* AIM OF THE TASK *
Every line containing the word "image" needs to be found and copied.

* SUPPLIED ENTRIES *
====================
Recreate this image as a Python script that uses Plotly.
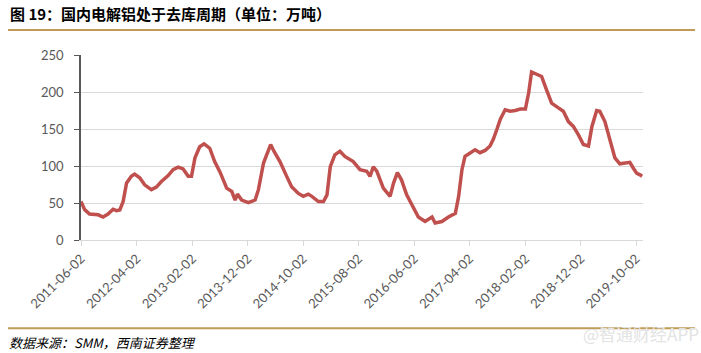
====================
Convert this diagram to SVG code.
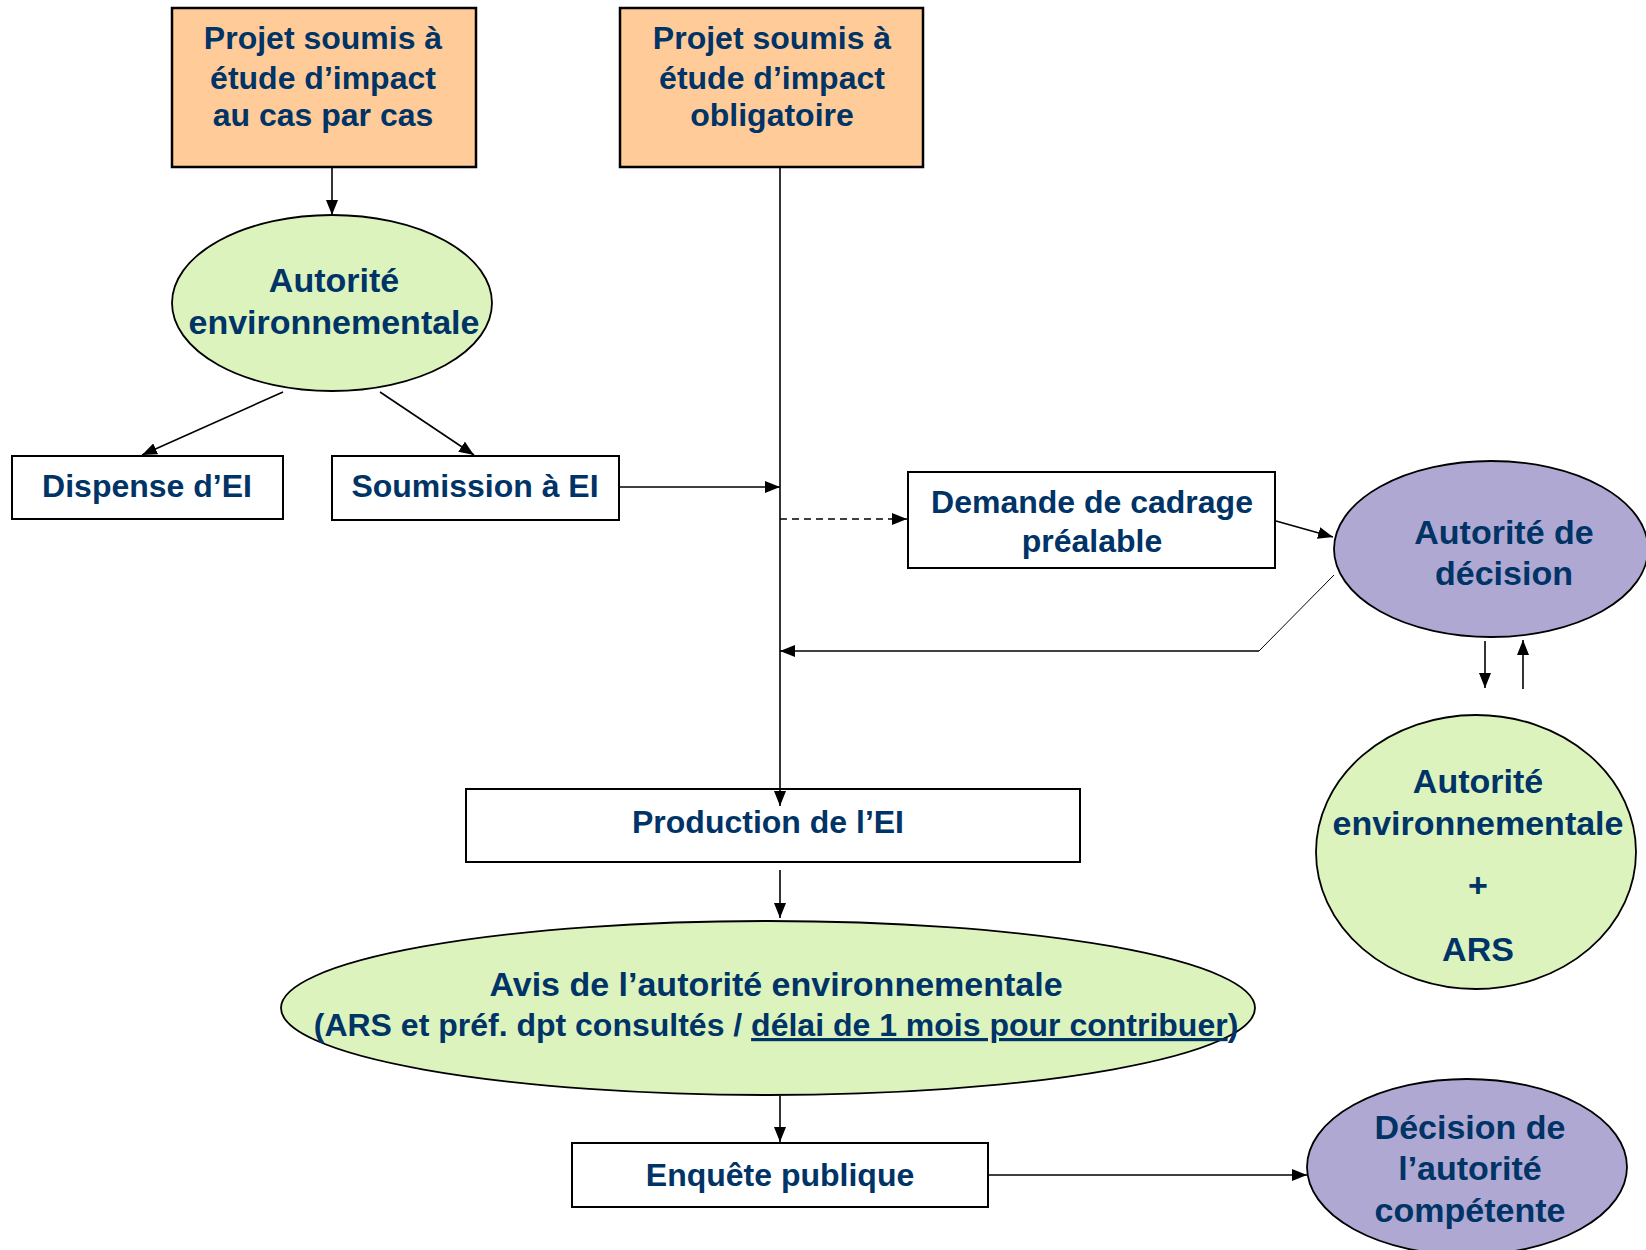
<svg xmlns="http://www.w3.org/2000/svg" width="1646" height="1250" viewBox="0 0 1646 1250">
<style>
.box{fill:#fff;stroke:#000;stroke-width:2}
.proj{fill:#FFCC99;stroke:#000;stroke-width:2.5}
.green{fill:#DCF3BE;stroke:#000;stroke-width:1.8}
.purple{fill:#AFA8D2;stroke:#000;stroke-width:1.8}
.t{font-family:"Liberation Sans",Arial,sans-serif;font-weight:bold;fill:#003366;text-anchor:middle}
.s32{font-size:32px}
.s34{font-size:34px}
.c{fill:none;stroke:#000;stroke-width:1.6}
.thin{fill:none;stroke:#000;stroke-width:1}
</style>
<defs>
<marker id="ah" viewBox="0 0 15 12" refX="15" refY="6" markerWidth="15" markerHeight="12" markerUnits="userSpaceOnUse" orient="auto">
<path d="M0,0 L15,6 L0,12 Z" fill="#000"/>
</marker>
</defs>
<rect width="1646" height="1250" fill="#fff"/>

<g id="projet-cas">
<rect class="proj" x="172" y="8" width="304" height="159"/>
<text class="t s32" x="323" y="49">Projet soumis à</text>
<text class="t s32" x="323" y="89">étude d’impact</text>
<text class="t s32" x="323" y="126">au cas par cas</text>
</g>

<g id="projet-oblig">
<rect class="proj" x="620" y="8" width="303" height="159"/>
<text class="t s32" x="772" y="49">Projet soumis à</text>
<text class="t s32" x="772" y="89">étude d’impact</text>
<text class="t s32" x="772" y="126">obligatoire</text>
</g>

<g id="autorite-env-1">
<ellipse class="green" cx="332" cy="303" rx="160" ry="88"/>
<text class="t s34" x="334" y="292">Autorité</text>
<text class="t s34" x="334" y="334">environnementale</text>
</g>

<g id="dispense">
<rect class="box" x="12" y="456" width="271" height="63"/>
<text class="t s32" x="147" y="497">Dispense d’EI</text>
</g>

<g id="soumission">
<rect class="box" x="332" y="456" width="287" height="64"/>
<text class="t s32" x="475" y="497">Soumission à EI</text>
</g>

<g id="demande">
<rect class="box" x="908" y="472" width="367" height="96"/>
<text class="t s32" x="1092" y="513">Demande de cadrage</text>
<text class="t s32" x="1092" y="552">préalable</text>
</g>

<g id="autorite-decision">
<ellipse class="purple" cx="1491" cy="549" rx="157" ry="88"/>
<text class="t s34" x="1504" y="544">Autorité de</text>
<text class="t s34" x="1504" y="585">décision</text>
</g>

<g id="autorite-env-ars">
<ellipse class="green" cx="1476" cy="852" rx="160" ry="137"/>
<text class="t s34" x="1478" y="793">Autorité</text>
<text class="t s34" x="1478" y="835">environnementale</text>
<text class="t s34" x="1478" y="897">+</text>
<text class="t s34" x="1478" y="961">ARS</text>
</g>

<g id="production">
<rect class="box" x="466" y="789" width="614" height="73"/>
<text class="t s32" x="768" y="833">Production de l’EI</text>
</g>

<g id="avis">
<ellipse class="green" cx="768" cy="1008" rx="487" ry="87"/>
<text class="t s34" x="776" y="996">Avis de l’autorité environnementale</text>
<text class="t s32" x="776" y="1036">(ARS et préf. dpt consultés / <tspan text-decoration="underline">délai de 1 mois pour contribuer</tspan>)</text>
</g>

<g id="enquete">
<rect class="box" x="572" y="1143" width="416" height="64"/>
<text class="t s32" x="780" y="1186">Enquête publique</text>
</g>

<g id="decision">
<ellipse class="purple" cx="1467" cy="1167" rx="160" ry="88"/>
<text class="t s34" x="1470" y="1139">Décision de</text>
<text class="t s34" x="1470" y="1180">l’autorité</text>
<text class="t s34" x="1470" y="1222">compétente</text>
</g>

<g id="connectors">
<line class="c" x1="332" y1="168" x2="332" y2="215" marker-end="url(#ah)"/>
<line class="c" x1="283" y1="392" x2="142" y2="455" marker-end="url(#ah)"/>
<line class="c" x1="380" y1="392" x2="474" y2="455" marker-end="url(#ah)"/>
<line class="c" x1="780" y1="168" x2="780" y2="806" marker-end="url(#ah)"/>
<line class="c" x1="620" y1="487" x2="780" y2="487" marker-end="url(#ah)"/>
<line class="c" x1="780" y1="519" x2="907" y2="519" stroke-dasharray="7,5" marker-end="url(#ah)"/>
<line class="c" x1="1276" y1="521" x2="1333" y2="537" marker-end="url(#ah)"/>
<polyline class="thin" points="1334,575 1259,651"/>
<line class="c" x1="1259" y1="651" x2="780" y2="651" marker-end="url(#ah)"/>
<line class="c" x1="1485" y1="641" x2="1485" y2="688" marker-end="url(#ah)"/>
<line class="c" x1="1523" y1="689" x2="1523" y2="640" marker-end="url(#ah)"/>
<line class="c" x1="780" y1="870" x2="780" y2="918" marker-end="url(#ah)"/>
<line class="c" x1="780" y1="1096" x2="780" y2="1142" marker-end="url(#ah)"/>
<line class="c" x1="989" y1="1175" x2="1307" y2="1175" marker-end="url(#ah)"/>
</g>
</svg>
====================
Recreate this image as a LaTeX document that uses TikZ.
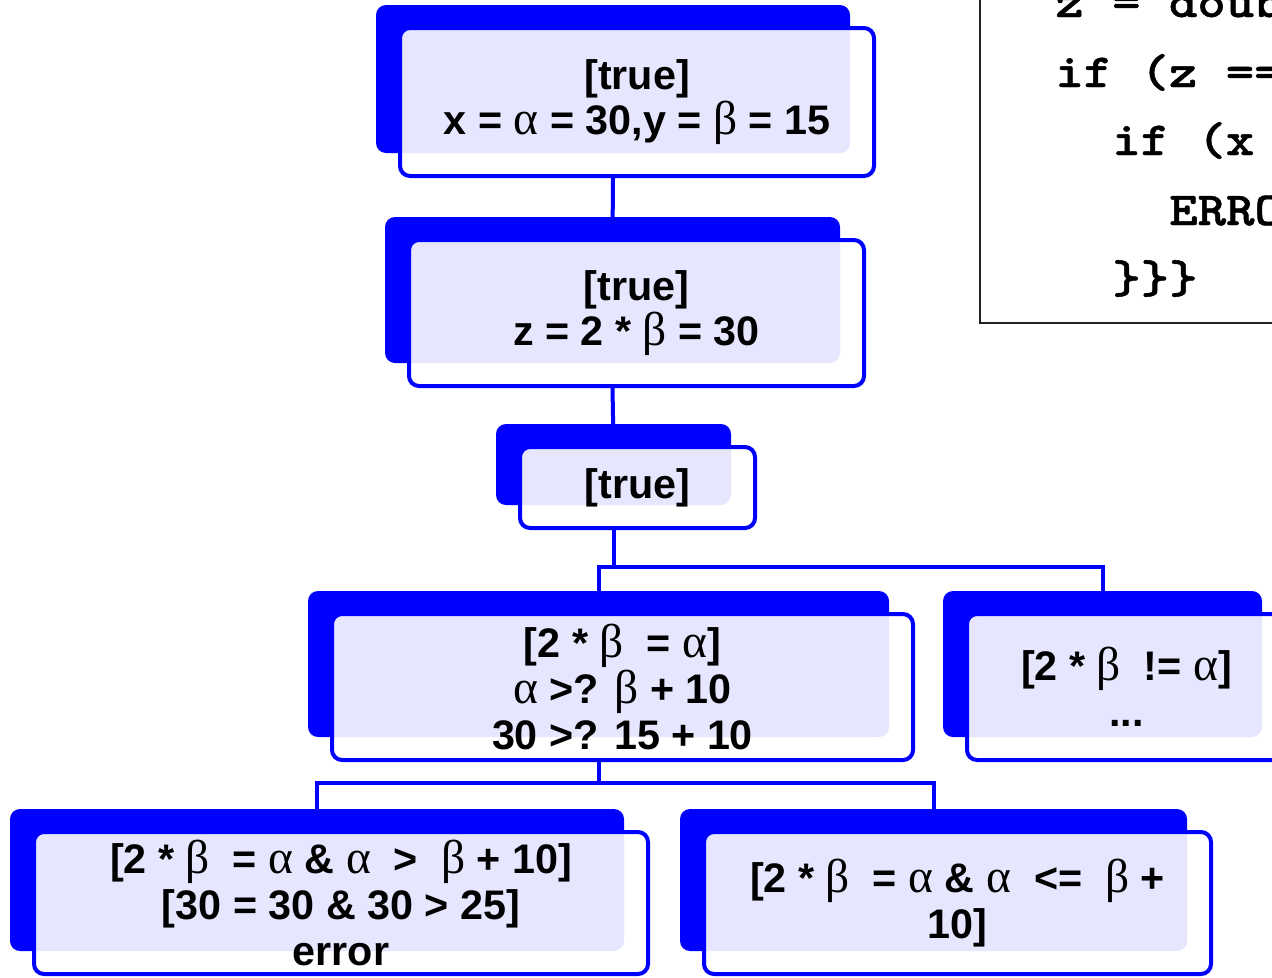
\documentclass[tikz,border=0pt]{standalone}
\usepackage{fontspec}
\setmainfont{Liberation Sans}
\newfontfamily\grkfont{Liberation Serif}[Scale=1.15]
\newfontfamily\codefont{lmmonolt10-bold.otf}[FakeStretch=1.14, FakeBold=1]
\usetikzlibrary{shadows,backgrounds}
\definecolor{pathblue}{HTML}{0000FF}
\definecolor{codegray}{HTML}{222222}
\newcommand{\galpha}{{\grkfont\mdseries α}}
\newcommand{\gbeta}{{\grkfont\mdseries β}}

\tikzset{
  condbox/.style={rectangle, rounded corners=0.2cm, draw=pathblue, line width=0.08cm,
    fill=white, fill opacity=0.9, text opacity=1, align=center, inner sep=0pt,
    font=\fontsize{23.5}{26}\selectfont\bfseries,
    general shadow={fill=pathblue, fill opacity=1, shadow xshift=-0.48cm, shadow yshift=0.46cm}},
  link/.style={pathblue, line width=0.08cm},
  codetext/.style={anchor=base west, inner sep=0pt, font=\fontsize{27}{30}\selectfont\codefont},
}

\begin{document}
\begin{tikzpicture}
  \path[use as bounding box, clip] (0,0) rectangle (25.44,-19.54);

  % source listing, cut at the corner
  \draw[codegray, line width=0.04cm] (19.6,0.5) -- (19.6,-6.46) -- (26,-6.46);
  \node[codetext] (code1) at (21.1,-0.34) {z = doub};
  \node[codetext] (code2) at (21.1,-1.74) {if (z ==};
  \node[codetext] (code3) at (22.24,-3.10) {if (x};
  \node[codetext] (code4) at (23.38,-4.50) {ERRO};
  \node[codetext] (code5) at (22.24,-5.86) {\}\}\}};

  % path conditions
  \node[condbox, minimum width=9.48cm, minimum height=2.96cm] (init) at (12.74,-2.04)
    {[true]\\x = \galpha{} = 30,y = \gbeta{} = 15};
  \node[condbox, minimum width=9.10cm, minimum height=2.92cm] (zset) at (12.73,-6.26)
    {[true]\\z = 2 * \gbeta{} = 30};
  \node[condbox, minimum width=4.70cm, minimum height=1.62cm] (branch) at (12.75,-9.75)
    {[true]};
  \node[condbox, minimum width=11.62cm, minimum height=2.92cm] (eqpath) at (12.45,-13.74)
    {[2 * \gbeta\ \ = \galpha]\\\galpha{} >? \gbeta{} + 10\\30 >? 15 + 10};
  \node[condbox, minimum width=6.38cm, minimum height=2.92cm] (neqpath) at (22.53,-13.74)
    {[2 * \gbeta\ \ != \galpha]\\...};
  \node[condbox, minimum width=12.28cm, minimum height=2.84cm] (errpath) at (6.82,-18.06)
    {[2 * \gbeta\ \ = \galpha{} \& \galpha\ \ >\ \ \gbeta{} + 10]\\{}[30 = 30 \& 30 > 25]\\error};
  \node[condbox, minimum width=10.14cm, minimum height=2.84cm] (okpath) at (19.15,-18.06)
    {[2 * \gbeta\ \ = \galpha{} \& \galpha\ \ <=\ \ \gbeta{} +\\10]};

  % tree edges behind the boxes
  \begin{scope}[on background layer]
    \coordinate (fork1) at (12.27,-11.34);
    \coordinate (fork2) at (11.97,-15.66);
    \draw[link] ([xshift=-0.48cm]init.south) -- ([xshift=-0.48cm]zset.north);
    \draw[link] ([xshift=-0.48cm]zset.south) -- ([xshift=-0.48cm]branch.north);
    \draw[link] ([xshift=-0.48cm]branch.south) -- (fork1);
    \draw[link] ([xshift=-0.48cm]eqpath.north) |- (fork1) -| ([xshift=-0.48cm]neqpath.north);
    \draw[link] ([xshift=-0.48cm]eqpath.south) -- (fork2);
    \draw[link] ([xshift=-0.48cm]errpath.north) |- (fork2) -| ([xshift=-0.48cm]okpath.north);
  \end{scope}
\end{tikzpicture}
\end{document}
====================
* SOLUTION FOR THIS TASK *
Recreate this image as a Python script that uses Plotly.
Recreate this image as a LaTeX document that uses TikZ.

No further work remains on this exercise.